Rédigeant ce billet, je vois dans Le Monde des livres daté du 24/12/2014 cette photographie de profil de Christian Garcin.

Garcin Le Monde

Je suis frappé par l’impact d’une telle image — point de vue assez inhabituel pour un portrait d’écrivain ou d’artiste —, qui évoque le portrait de l’identité judiciaire, héritier des démarches anthropologiques.

Bertillon fiche

Fiche d’Alphonse Bertillon, inventeur de l’anthropométrie judiciaire.

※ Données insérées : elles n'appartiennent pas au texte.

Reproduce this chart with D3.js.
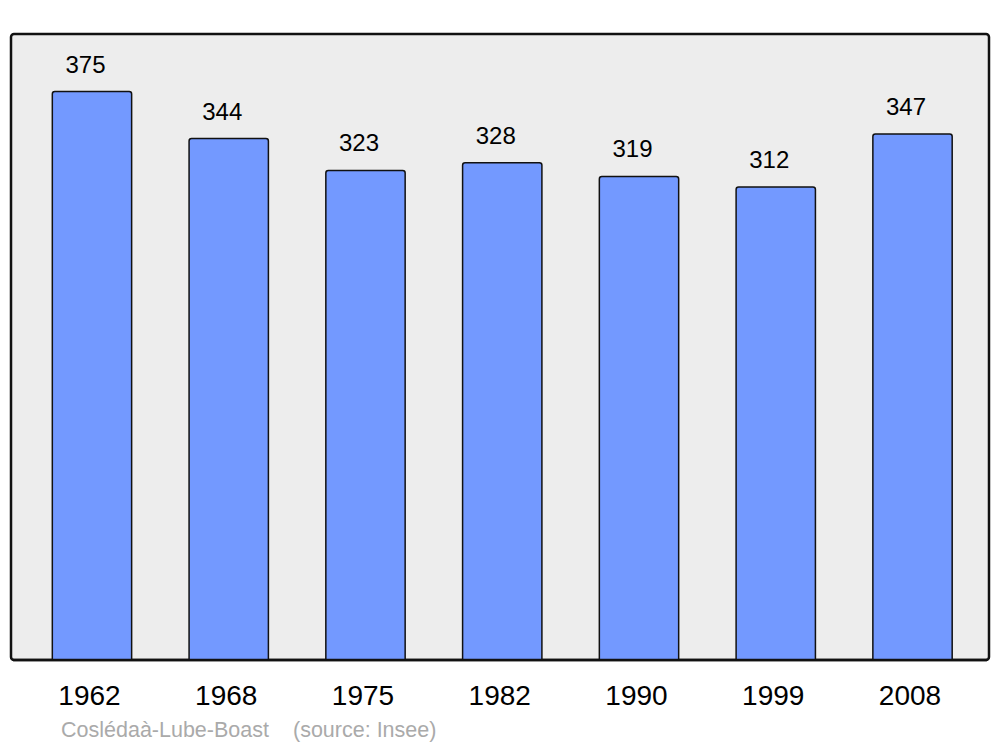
<!DOCTYPE html>
<html lang="en">
<head>
    <meta charset="UTF-8">
    <title>Population: Coslédaà-Lube-Boast</title>
    <script src="https://d3js.org/d3.v7.min.js"></script>
    <style>
        body { margin: 0; background: #fff; }
        text { font-family: "Liberation Sans", Arial, sans-serif; }
    </style>
</head>
<body>
<svg width="1000" height="747"></svg>
<script type="text/javascript">

    // data
    var years  = ["1962", "1968", "1975", "1982", "1990", "1999", "2008"];
    var values = [375, 344, 323, 328, 319, 312, 347];

    var svg = d3.select("svg");

    // panel box
    var panelLeft = 11, panelRight = 989, panelTop = 34, panelBottom = 660;

    svg.append("rect")
        .attr("x", panelLeft)
        .attr("y", panelTop)
        .attr("width", panelRight - panelLeft)
        .attr("height", panelBottom - panelTop)
        .attr("rx", 3)
        .attr("fill", "#ededed")
        .attr("stroke", "#111")
        .attr("stroke-width", 2.5);

    var x = d3.scaleBand()
        .domain(years)
        .range([23.6, 980.9])
        .paddingInner(0.42)
        .paddingOuter(0.21);

    var y = d3.scaleLinear()
        .domain([0, 413])
        .range([panelBottom, panelTop]);

    // bar with rounded top corners only
    function barPath(x0, w, yTop, yBot) {
        var r = 2.5;
        return "M" + x0 + "," + yBot +
            "V" + (yTop + r) +
            "Q" + x0 + "," + yTop + " " + (x0 + r) + "," + yTop +
            "H" + (x0 + w - r) +
            "Q" + (x0 + w) + "," + yTop + " " + (x0 + w) + "," + (yTop + r) +
            "V" + yBot + "Z";
    }

    var data = years.map(function(d, i) { return { year: d, value: values[i] }; });

    svg.selectAll("path.bar")
        .data(data)
        .enter().append("path")
        .attr("class", "bar")
        .attr("d", function(d) { return barPath(x(d.year), x.bandwidth(), y(d.value), panelBottom); })
        .attr("fill", "#7399ff")
        .attr("stroke", "#111")
        .attr("stroke-width", 1.5);

    // redraw bottom border over bar edges
    svg.append("line")
        .attr("x1", panelLeft + 2).attr("x2", panelRight - 2)
        .attr("y1", panelBottom).attr("y2", panelBottom)
        .attr("stroke", "#111")
        .attr("stroke-width", 2.5);

    // value labels (sit a little left of the bar centre in the original)
    svg.selectAll("text.value")
        .data(data)
        .enter().append("text")
        .attr("class", "value")
        .attr("x", function(d) { return x(d.year) + x.bandwidth() / 2 - 6.5; })
        .attr("y", function(d) { return y(d.value) - 19; })
        .attr("text-anchor", "middle")
        .style("font-size", "24px")
        .attr("fill", "#000")
        .text(function(d) { return d.value; });

    // year labels
    svg.selectAll("text.year")
        .data(data)
        .enter().append("text")
        .attr("class", "year")
        .attr("x", function(d) { return x(d.year) + x.bandwidth() / 2 - 2.5; })
        .attr("y", 705)
        .attr("text-anchor", "middle")
        .style("font-size", "28px")
        .attr("fill", "#000")
        .text(function(d) { return d.year; });

    // footer
    svg.append("text")
        .attr("x", 61).attr("y", 737)
        .style("font-size", "21.5px")
        .attr("fill", "#aaaaaa")
        .text("Coslédaà-Lube-Boast");
    svg.append("text")
        .attr("x", 293).attr("y", 737)
        .style("font-size", "21.5px")
        .attr("fill", "#aaaaaa")
        .text("(source: Insee)");

</script>
</body>
</html>
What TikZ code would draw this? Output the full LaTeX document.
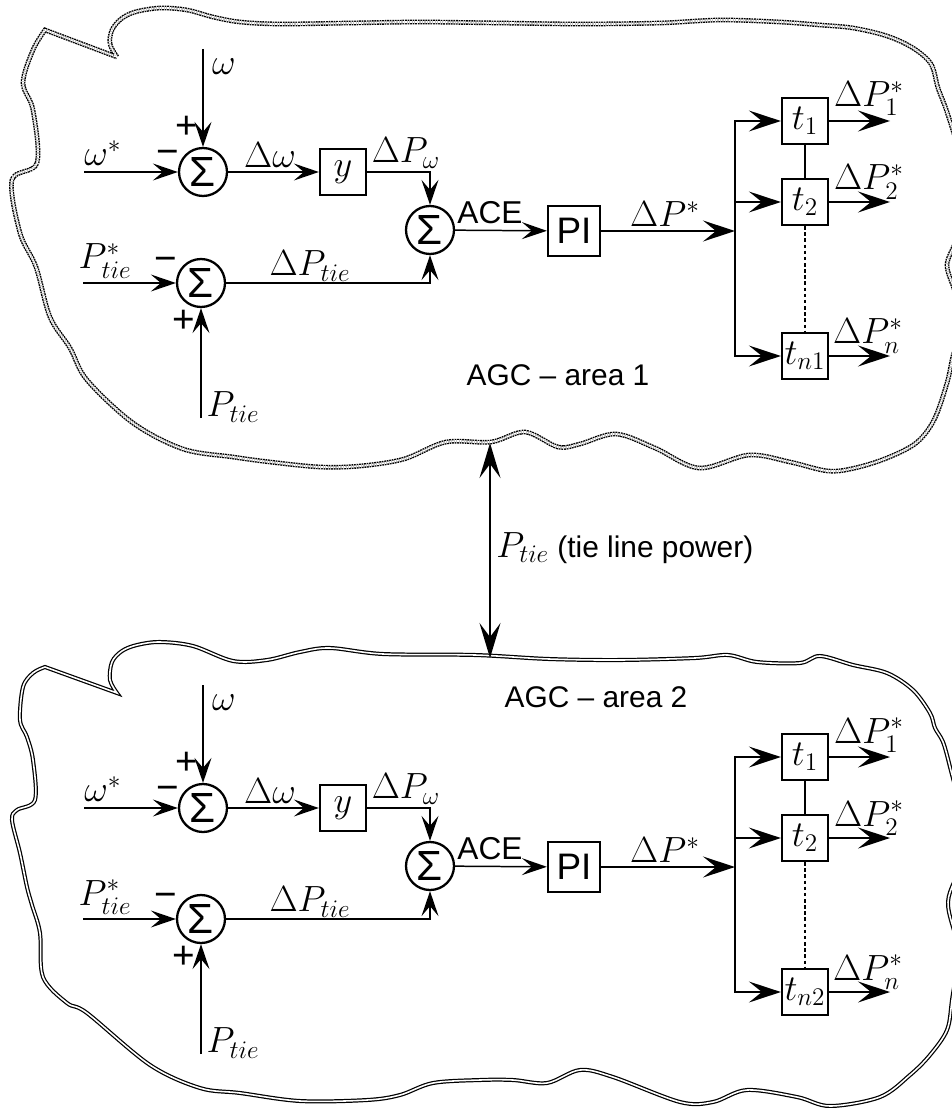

Borelli Type de femme zingero

Jules Borelli, Type de femme zingero. N° inventaire : 1998-6097-173. © Musée du Quai Branly.

Notes

  1. TRISTANT, Henri Histoire postale de l’Éthiopie sous le règne de l’Empereur Ménélik II, Paris, 1977. J’ai pour ma part consulté la traduction en anglais de cet ouvrage, réalisée et publiée en 1979 par Huguette Gagnon ainsi que le Menelik’s Journal, dans son édition d’octobre-décembre 2013 (volume 29, N° 4).
  2. SOLEILLET, Paul, Obock, le Choa, le Kaffa, récit d’une exploration commerciale en Éthiopie, Librairie illustrée J Taillandier Éd. 8 rue Saint-Joseph, Paris, 1868.
  3. SOHIER, Estelle, Le roi des rois et la photographie. Politique de l’image et pouvoir royal en Éthiopie sous le règne de Ménélik II. Publications de la Sorbonne, Paris, 2012, p. 240 et 242. « La frappe de cette monnaie s’inscrit dans un rapport de force entre l’Éthiopie et l’Italie, mais aussi dans un rapport de force entre les puissances coloniales elles-mêmes […]. La monnaie était le signe tangible de l’existence de l’État éthiopien et de l’unité du pays, comme ses timbres postaux. » p. 242. Voir aussi : Sohier Estelle, « La création des symboles nationaux éthiopiens et la conquête coloniale sous le règne du roi des rois Menilek II (1889-1913) », Hypothèses 1/2007 (10), p. 55-65.
  4. SOHIER, 2012, p. 88.
  5. L’image du roi vu profil explique peut-être le mauvais accueil fait par la population au thaler Ménélik, qui continue de lui préférer le Marie-Thérèse. Concernant la monnaie éthiopienne, on consultera avec profit ce site et pour la valeur du thaler, celui-ci

 Je remercie cordialement Serge Magallon pour ses informations et vérifications concernant les timbres et thalers de Ménélik II.